Drop every picture. Then return, exactly, the lines from the beginning of the listing below through the one containing "(143,145) -- (202,145);".

******

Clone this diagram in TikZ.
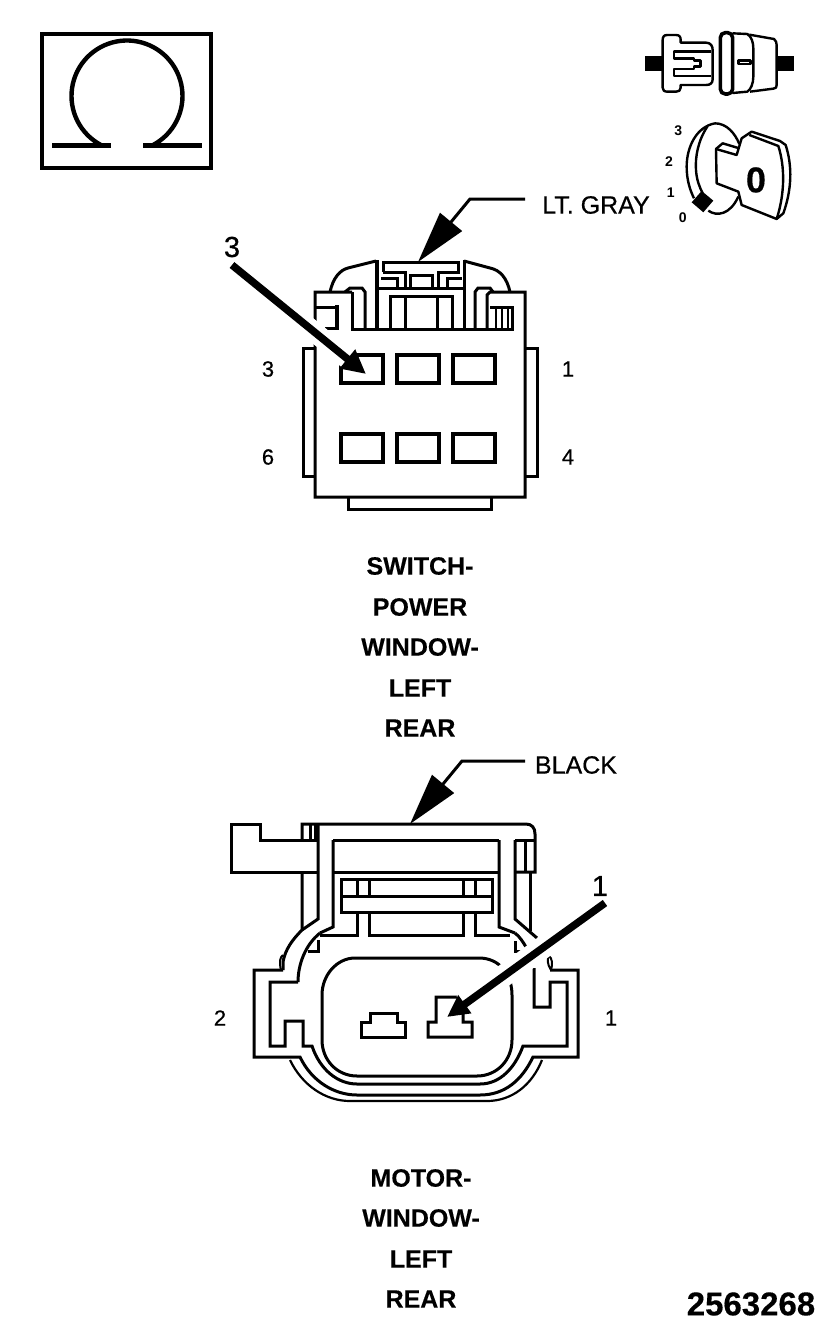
\documentclass[tikz,border=0pt]{standalone}
\usepackage{fontspec}
\setmainfont{Liberation Sans}
\newfontfamily\heavyfont[FakeBold=0.5]{Liberation Sans}
\newfontfamily\titlefont[FakeBold=0.3]{Liberation Sans Bold}
\usetikzlibrary{arrows.meta}
\tikzset{
  ln/.style={line width=3pt,line join=miter,draw=black},
  thin2/.style={line width=2.4pt,draw=black,line join=round},
  ttl/.style={font=\fontsize{25}{25}\titlefont,inner sep=0pt,anchor=center},
  lbl/.style={font=\fontsize{25}{25}\heavyfont,inner sep=0pt,anchor=center},
  num/.style={font=\fontsize{22}{22}\heavyfont,inner sep=0pt,anchor=center},
  bignum/.style={font=\fontsize{29}{29}\heavyfont,inner sep=0pt,anchor=center},
  keynum/.style={font=\fontsize{14}{14}\selectfont\bfseries,inner sep=0pt,anchor=center},
  halo/.style={white,line width=#1},
  ptr/.style={line width=7.5pt,draw=black,-{Triangle[length=24pt,width=23pt]}},
  leader/.style={line width=3pt,draw=black,line join=miter,-{Triangle[length=52pt,width=28pt]}}
}
\begin{document}
\begin{tikzpicture}[x=1pt,y=-1pt]
\useasboundingbox (0,0) rectangle (833,1333);
\fill[white] (0,0) rectangle (833,1333);

% Omega box
\draw[line width=4.4pt] (42,34) rectangle (211,168);
\draw[line width=4.4pt] plot[smooth,samples=70,domain=118:422] ({127+55.5*cos(\x)},{96+55.5*sin(\x)});
\draw[line width=5pt] (52,145) -- (111,145) (143,145) -- (202,145);

% Plug icon and key icon, in coordinates of a 3x crop
\begin{scope}[shift={(620,20)},x=0.3333pt,y=-0.3333pt]
\fill (75,108) rectangle (128,152);
\fill (470,108) rectangle (522,152);
\draw[thin2] (128,60) .. controls (128,50) and (132,45) .. (142,45) -- (168,45)
  .. controls (178,45) and (182,50) .. (182,60) -- (182,68) -- (258,68)
  .. controls (272,68) and (278,78) .. (278,90) -- (278,178) .. controls (278,190) and (270,195) .. (258,195)
  -- (182,195) -- (182,203) .. controls (182,212) and (176,215) .. (168,215) -- (142,215)
  .. controls (132,215) and (128,210) .. (128,203) -- cycle;
\draw[thin2] (272,95) -- (162,95) -- (162,115) -- (222,115) -- (222,122) -- (242,122) -- (242,140)
  -- (222,140) -- (222,147) -- (162,147) -- (162,168) -- (272,168);
\draw[line width=3.6pt,rounded corners=5pt] (301,38) rectangle (338,222);
\draw[thin2] (338,40) -- (382,42) .. controls (395,50) and (400,68) .. (400,85) -- (400,170)
  .. controls (400,190) and (393,208) .. (382,215) -- (338,219);
\draw[thin2] (388,44) -- (462,57) .. controls (468,62) and (470,68) .. (470,75) -- (470,195)
  .. controls (470,203) and (468,205) .. (460,206) -- (390,215);
\draw[thin2] (356,121) rectangle (391,132);
% key
\draw[thin2] (285,310) .. controls (230,320) and (200,380) .. (200,440) .. controls (200,480) and (210,510) .. (222,535);
\draw[thin2] (285,310) .. controls (320,310) and (345,340) .. (358,372);
\draw[thin2] (262,320) .. controls (235,360) and (225,410) .. (228,450) .. controls (230,480) and (238,500) .. (248,520);
\draw[thin2] (265,572) .. controls (290,590) and (330,585) .. (355,530);
\draw[thin2] (288,387) -- (290,490) -- (355,515) -- (365,555) -- (470,597) -- (490,580)
  .. controls (515,510) and (518,440) .. (497,375) -- (480,363) -- (395,335) -- (365,355) -- (350,405) -- cycle;
\draw[thin2] (288,387) -- (308,370) -- (358,385);
\draw[thin2] (388,345) -- (475,378) .. controls (495,440) and (495,520) .. (470,597);
\fill (245,513) -- (280,542) -- (250,577) -- (215,547) -- cycle;
\node[keynum] (k3) at (175,332) {3};
\node[keynum] (k2) at (147,425) {2};
\node[keynum] (k1) at (152,517) {1};
\node[keynum] (k0) at (188,592) {0};
\node[font=\fontsize{36}{36}\titlefont,inner sep=0pt] (k) at (408,480) {0};
\end{scope}

% Upper connector
\draw[ln] (352,292) -- (315,292) -- (315,497) -- (525,497) -- (525,292) -- (490,292) -- (487,295) -- (487,329);
\draw[ln] (348,497) -- (348,509) -- (491,509) -- (491,497);
\draw[ln] (315,348) -- (303,348) -- (303,476) -- (315,476);
\draw[ln] (525,348) -- (537,348) -- (537,476) -- (525,476);
\foreach \cx in {341,397,453} \foreach \cy in {355,434}
  \draw[line width=3.4pt] (\cx,\cy) rectangle +(42,28);
\draw[ln] (352,292) -- (352,329) -- (512,329) -- (512,307) -- (490,307);
\draw[ln] (315,307) -- (338,307);
\draw[line width=4.8pt] (337,305) -- (337,330);
\draw[ln] (325,328) -- (338,328);
\draw[line width=2.4pt] (496,307) -- (496,329) (502,307) -- (502,329) (508,307) -- (508,329);
\draw[ln] (330,292) .. controls (333,278) and (340,270) .. (348,268) -- (376,261);
\draw[ln] (510,292) .. controls (507,278) and (500,270) .. (490,268) -- (464,261);
\draw[line width=4.8pt] (377,260) -- (377,329);
\draw[ln] (464,260) -- (464,329);
\draw[ln] (345,292) -- (350,288) -- (362,288) -- (365,292) -- (365,329);
\draw[ln] (475,329) -- (475,292) -- (478,288) -- (490,288) -- (493,292);
\draw[ln] (383,272) -- (383,262) -- (458,262) -- (458,272) -- (438,272) -- (438,288);
\draw[ln] (383,272) -- (405,272) -- (405,288);
\draw[ln] (410,288) -- (410,275) -- (432,275) -- (432,288);
\draw[ln] (381,278) -- (397,278) -- (397,288);
\draw[ln] (447,288) -- (447,278) -- (462,278);
\draw[ln] (378,288) -- (463,288);
\draw[ln] (390,329) -- (390,296) -- (452,296) -- (452,329);
\draw[ln] (405,296) -- (405,329) (437,296) -- (437,329);

% Lower connector
\draw[ln] (318,872) -- (231,872) -- (231,824) -- (260,824) -- (260,840) -- (318,840);
\draw[ln] (302,840) -- (302,824) -- (526,824) .. controls (532,824) and (535,828) .. (535,834) -- (535,872) -- (515,872);
\draw[ln] (310,824) -- (310,840) (315,824) -- (315,840);
\draw[ln] (318,824) -- (318,919) -- (302,930);
\draw[ln] (333,872) -- (499,872);
\draw[ln] (333,840) -- (499,840);
\draw[ln] (333,840) -- (333,927) -- (320,933);
\draw[ln] (499,840) -- (499,927) -- (515,933);
\draw[ln] (302,872) -- (302,930) .. controls (292,940) and (285,950) .. (283,962) -- (283,970);
\draw[ln] (320,933) .. controls (305,945) and (298,965) .. (298,982);
\draw[ln] (515,933) .. controls (520,937) and (523,942) .. (526,947);
\draw[ln] (515,840) -- (515,919) -- (537,938);
\draw[ln] (530,872) -- (530,931);
\draw[ln] (515,840) -- (535,840);
\draw[ln] (525,840) -- (525,872);
\draw[ln] (341,879) rectangle (492,912);
\draw[ln] (341,896) -- (492,896);
\draw[ln] (357,879) -- (357,896) (369,879) -- (369,896) (463,879) -- (463,896) (475,879) -- (475,896);
\draw[ln] (369,912) -- (369,935) -- (463,935) -- (463,912);
\draw[ln] (357,912) -- (357,935) -- (320,935);
\draw[ln] (475,912) -- (475,935) -- (510,935);
\draw[ln] (318,940) -- (318,951) -- (308,951);
\draw[ln] (515,941) -- (515,951) -- (525,951);
% outer frame
\draw[ln] (283,970) -- (254,970) -- (254,1057) -- (300,1057)
  .. controls (312,1082) and (335,1095) .. (357,1095) -- (480,1095)
  .. controls (505,1095) and (522,1080) .. (533,1057) -- (578,1057) -- (578,970) -- (550,970);
\draw[ln] (298,982) -- (270,982) -- (270,1046) -- (285,1046) -- (285,1021) -- (303,1021) -- (303,1046) -- (312,1046)
  .. controls (320,1070) and (338,1084) .. (357,1084) -- (480,1084)
  .. controls (500,1084) and (515,1068) .. (523,1046) -- (567,1046) -- (567,982) -- (550,982)
  -- (550,1007) -- (534,1007) -- (534,968);
\draw[line width=2.2pt] (290,1060) .. controls (302,1085) and (325,1101) .. (350,1101) -- (487,1101)
  .. controls (512,1101) and (532,1085) .. (542,1060);
\draw[line width=2pt] (281,970) .. controls (279,962) and (280,957) .. (283,955);
\draw[line width=2pt] (551,970) .. controls (553,964) and (552,958) .. (549,956) .. controls (547,958) and (547,964) .. (551,970);
\draw[ln] (355,958) -- (479,958) .. controls (500,958) and (512,975) .. (512,995) -- (512,1040)
  .. controls (512,1060) and (497,1076) .. (477,1076) -- (357,1076)
  .. controls (337,1076) and (322,1060) .. (322,1040) -- (322,995)
  .. controls (322,975) and (337,958) .. (355,958) -- cycle;
\draw[ln] (361,1037) -- (361,1022) -- (370,1022) -- (370,1013) -- (397,1013) -- (397,1022) -- (405,1022) -- (405,1037) -- cycle;
\draw[ln] (428,1037) -- (428,1022) -- (436,1022) -- (436,997) -- (458,997) -- (463,1013) -- (463,1022) -- (472,1022) -- (472,1037) -- cycle;

% Leaders and pointers
\coordinate (ga) at (525,199);
\coordinate (gb) at (470,199);
\coordinate (gt) at (418,262);
\coordinate (ba) at (525,761);
\coordinate (bb) at (462,761);
\coordinate (bt) at (410,824);
\coordinate (a3s) at (232,265);
\coordinate (a3m) at (350,361);
\coordinate (a3t) at (366,374);
\coordinate (a1s) at (605,903);
\coordinate (a1m) at (463,1005);
\coordinate (a1t) at (447,1017);
\draw[halo=20pt] (a3s) -- (a3m);
\draw[halo=22pt] (a1s) -- (a1m);
\draw[ptr] (a3s) -- (a3t);
\draw[ptr,-{Triangle[length=22pt,width=21pt]}] (a1s) -- (a1t);
\draw[leader] (ga) -- (gb) -- (gt);
\draw[leader] (ba) -- (bb) -- (bt);

% Text
\node[lbl] (gray) at (596,205) {LT. GRAY};
\node[lbl] (black) at (576,765) {BLACK};
\node[bignum] (n3) at (232,247) {3};
\node[bignum] (n1) at (600,886) {1};
\node[num] (p3) at (268,369) {3};
\node[num] (p1) at (568,369) {1};
\node[num] (p6) at (268,457) {6};
\node[num] (p4) at (568,457) {4};
\node[num] (m2) at (220,1018) {2};
\node[num] (m1) at (611,1018) {1};
\node[ttl] (t1) at (420,566) {SWITCH-};
\node[ttl] (t2) at (420,607) {POWER};
\node[ttl] (t3) at (420,647) {WINDOW-};
\node[ttl] (t4) at (420,688) {LEFT};
\node[ttl] (t5) at (420,728) {REAR};
\node[ttl] (b1) at (421,1178) {MOTOR-};
\node[ttl] (b2) at (421,1218) {WINDOW-};
\node[ttl] (b3) at (421,1259) {LEFT};
\node[ttl] (b4) at (421,1299) {REAR};
\node[font=\fontsize{33}{33}\titlefont,inner sep=0pt] (id) at (751,1304) {2563268};
\end{tikzpicture}
\end{document}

******

● Result for this exercise:
Clone this diagram in TikZ.
\documentclass[tikz,border=0pt]{standalone}
\usepackage{fontspec}
\setmainfont{Liberation Sans}
\newfontfamily\heavyfont[FakeBold=0.5]{Liberation Sans}
\newfontfamily\titlefont[FakeBold=0.3]{Liberation Sans Bold}
\usetikzlibrary{arrows.meta}
\tikzset{
  ln/.style={line width=3pt,line join=miter,draw=black},
  thin2/.style={line width=2.4pt,draw=black,line join=round},
  ttl/.style={font=\fontsize{25}{25}\titlefont,inner sep=0pt,anchor=center},
  lbl/.style={font=\fontsize{25}{25}\heavyfont,inner sep=0pt,anchor=center},
  num/.style={font=\fontsize{22}{22}\heavyfont,inner sep=0pt,anchor=center},
  bignum/.style={font=\fontsize{29}{29}\heavyfont,inner sep=0pt,anchor=center},
  keynum/.style={font=\fontsize{14}{14}\selectfont\bfseries,inner sep=0pt,anchor=center},
  halo/.style={white,line width=#1},
  ptr/.style={line width=7.5pt,draw=black,-{Triangle[length=24pt,width=23pt]}},
  leader/.style={line width=3pt,draw=black,line join=miter,-{Triangle[length=52pt,width=28pt]}}
}
\begin{document}
\begin{tikzpicture}[x=1pt,y=-1pt]
\useasboundingbox (0,0) rectangle (833,1333);
\fill[white] (0,0) rectangle (833,1333);

% Omega box
\draw[line width=4.4pt] (42,34) rectangle (211,168);
\draw[line width=4.4pt] plot[smooth,samples=70,domain=118:422] ({127+55.5*cos(\x)},{96+55.5*sin(\x)});
\draw[line width=5pt] (52,145) -- (111,145) (143,145) -- (202,145);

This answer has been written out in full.